↓

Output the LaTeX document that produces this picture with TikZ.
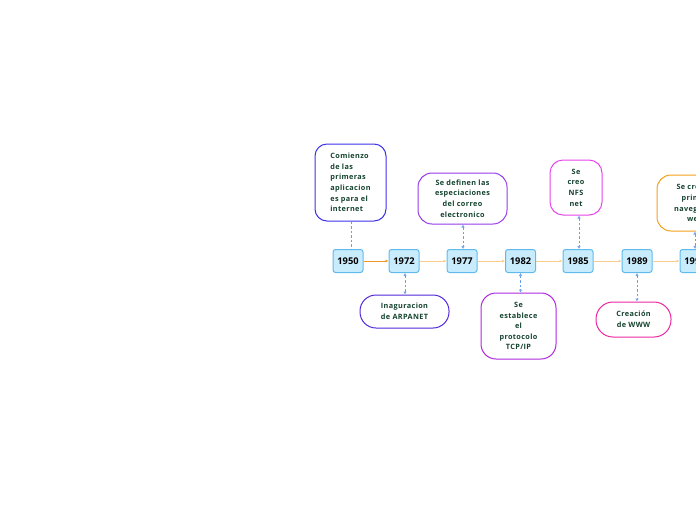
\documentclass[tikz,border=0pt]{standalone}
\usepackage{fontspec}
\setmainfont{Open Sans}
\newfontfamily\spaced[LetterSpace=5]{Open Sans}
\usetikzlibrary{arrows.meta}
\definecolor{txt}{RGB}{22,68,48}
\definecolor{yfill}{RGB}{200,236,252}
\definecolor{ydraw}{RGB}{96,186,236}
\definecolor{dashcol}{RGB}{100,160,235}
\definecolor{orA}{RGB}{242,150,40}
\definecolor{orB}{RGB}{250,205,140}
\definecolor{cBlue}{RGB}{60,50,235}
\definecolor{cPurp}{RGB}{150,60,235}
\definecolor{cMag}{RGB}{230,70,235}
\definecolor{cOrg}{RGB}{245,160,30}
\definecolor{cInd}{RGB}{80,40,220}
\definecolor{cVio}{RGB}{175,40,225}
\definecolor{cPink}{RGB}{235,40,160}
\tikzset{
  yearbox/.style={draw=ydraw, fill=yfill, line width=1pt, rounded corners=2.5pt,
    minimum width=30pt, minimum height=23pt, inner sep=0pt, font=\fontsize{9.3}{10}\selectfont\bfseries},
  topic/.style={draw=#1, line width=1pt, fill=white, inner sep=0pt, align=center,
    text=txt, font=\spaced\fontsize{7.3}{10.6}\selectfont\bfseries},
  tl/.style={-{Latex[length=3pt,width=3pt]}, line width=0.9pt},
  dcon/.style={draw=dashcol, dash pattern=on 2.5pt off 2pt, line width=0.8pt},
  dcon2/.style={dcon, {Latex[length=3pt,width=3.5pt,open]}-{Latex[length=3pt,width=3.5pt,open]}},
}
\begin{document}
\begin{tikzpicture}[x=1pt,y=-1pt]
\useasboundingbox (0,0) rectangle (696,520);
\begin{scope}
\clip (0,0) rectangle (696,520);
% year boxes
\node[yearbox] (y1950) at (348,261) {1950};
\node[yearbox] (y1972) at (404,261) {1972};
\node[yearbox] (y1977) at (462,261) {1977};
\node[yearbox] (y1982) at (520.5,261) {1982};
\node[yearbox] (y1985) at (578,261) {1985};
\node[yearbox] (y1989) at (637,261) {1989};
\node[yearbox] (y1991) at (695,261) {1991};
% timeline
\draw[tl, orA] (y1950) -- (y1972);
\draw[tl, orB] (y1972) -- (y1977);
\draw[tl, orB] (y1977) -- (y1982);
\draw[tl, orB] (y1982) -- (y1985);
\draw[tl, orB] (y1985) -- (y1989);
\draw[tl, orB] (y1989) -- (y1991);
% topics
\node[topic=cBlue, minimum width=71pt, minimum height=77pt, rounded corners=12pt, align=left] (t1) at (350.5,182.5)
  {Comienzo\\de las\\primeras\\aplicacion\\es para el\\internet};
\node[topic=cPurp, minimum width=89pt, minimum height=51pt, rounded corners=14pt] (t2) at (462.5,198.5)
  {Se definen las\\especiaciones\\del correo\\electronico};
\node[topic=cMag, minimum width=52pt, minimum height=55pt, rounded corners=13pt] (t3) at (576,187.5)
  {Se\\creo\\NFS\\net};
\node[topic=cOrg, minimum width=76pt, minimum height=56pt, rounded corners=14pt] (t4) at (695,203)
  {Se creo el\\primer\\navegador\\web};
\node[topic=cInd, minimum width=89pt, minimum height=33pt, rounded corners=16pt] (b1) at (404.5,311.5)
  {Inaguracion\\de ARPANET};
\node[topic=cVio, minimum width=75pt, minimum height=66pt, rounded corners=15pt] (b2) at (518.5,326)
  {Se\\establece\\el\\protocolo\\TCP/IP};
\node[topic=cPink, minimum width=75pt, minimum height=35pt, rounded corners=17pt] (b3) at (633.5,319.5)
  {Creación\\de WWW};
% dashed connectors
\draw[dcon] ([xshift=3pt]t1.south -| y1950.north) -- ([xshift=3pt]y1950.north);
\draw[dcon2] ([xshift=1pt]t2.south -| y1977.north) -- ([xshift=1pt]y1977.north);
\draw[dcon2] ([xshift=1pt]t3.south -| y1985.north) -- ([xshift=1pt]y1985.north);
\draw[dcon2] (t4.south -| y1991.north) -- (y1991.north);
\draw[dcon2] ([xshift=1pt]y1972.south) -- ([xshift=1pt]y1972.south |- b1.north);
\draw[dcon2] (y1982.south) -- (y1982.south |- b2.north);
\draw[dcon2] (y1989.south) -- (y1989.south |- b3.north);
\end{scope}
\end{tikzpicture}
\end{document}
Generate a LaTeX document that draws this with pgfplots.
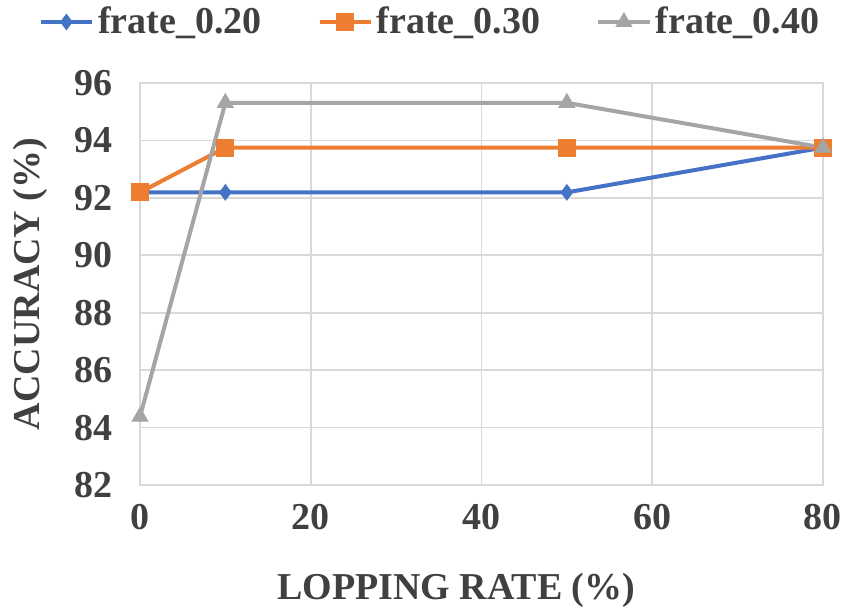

↑

• **SET EXERCISE**: Skip the pictures and transcribe the rest of the records exactly.

• **THE RESULT**:
Output the LaTeX document that produces this picture with TikZ.
\documentclass[tikz,border=0pt]{standalone}
\usepackage{fontspec}
\setmainfont{Open Sans}
\newfontfamily\spaced[LetterSpace=5]{Open Sans}
\usetikzlibrary{arrows.meta}
\definecolor{txt}{RGB}{22,68,48}
\definecolor{yfill}{RGB}{200,236,252}
\definecolor{ydraw}{RGB}{96,186,236}
\definecolor{dashcol}{RGB}{100,160,235}
\definecolor{orA}{RGB}{242,150,40}
\definecolor{orB}{RGB}{250,205,140}
\definecolor{cBlue}{RGB}{60,50,235}
\definecolor{cPurp}{RGB}{150,60,235}
\definecolor{cMag}{RGB}{230,70,235}
\definecolor{cOrg}{RGB}{245,160,30}
\definecolor{cInd}{RGB}{80,40,220}
\definecolor{cVio}{RGB}{175,40,225}
\definecolor{cPink}{RGB}{235,40,160}
\tikzset{
  yearbox/.style={draw=ydraw, fill=yfill, line width=1pt, rounded corners=2.5pt,
    minimum width=30pt, minimum height=23pt, inner sep=0pt, font=\fontsize{9.3}{10}\selectfont\bfseries},
  topic/.style={draw=#1, line width=1pt, fill=white, inner sep=0pt, align=center,
    text=txt, font=\spaced\fontsize{7.3}{10.6}\selectfont\bfseries},
  tl/.style={-{Latex[length=3pt,width=3pt]}, line width=0.9pt},
  dcon/.style={draw=dashcol, dash pattern=on 2.5pt off 2pt, line width=0.8pt},
  dcon2/.style={dcon, {Latex[length=3pt,width=3.5pt,open]}-{Latex[length=3pt,width=3.5pt,open]}},
}
\begin{document}
\begin{tikzpicture}[x=1pt,y=-1pt]
\useasboundingbox (0,0) rectangle (696,520);
\begin{scope}
\clip (0,0) rectangle (696,520);
% year boxes
\node[yearbox] (y1950) at (348,261) {1950};
\node[yearbox] (y1972) at (404,261) {1972};
\node[yearbox] (y1977) at (462,261) {1977};
\node[yearbox] (y1982) at (520.5,261) {1982};
\node[yearbox] (y1985) at (578,261) {1985};
\node[yearbox] (y1989) at (637,261) {1989};
\node[yearbox] (y1991) at (695,261) {1991};
% timeline
\draw[tl, orA] (y1950) -- (y1972);
\draw[tl, orB] (y1972) -- (y1977);
\draw[tl, orB] (y1977) -- (y1982);
\draw[tl, orB] (y1982) -- (y1985);
\draw[tl, orB] (y1985) -- (y1989);
\draw[tl, orB] (y1989) -- (y1991);
% topics
\node[topic=cBlue, minimum width=71pt, minimum height=77pt, rounded corners=12pt, align=left] (t1) at (350.5,182.5)
  {Comienzo\\de las\\primeras\\aplicacion\\es para el\\internet};
\node[topic=cPurp, minimum width=89pt, minimum height=51pt, rounded corners=14pt] (t2) at (462.5,198.5)
  {Se definen las\\especiaciones\\del correo\\electronico};
\node[topic=cMag, minimum width=52pt, minimum height=55pt, rounded corners=13pt] (t3) at (576,187.5)
  {Se\\creo\\NFS\\net};
\node[topic=cOrg, minimum width=76pt, minimum height=56pt, rounded corners=14pt] (t4) at (695,203)
  {Se creo el\\primer\\navegador\\web};
\node[topic=cInd, minimum width=89pt, minimum height=33pt, rounded corners=16pt] (b1) at (404.5,311.5)
  {Inaguracion\\de ARPANET};
\node[topic=cVio, minimum width=75pt, minimum height=66pt, rounded corners=15pt] (b2) at (518.5,326)
  {Se\\establece\\el\\protocolo\\TCP/IP};
\node[topic=cPink, minimum width=75pt, minimum height=35pt, rounded corners=17pt] (b3) at (633.5,319.5)
  {Creación\\de WWW};
% dashed connectors
\draw[dcon] ([xshift=3pt]t1.south -| y1950.north) -- ([xshift=3pt]y1950.north);
\draw[dcon2] ([xshift=1pt]t2.south -| y1977.north) -- ([xshift=1pt]y1977.north);
\draw[dcon2] ([xshift=1pt]t3.south -| y1985.north) -- ([xshift=1pt]y1985.north);
\draw[dcon2] (t4.south -| y1991.north) -- (y1991.north);
\draw[dcon2] ([xshift=1pt]y1972.south) -- ([xshift=1pt]y1972.south |- b1.north);
\draw[dcon2] (y1982.south) -- (y1982.south |- b2.north);
\draw[dcon2] (y1989.south) -- (y1989.south |- b3.north);
\end{scope}
\end{tikzpicture}
\end{document}
Generate a LaTeX document that draws this with pgfplots.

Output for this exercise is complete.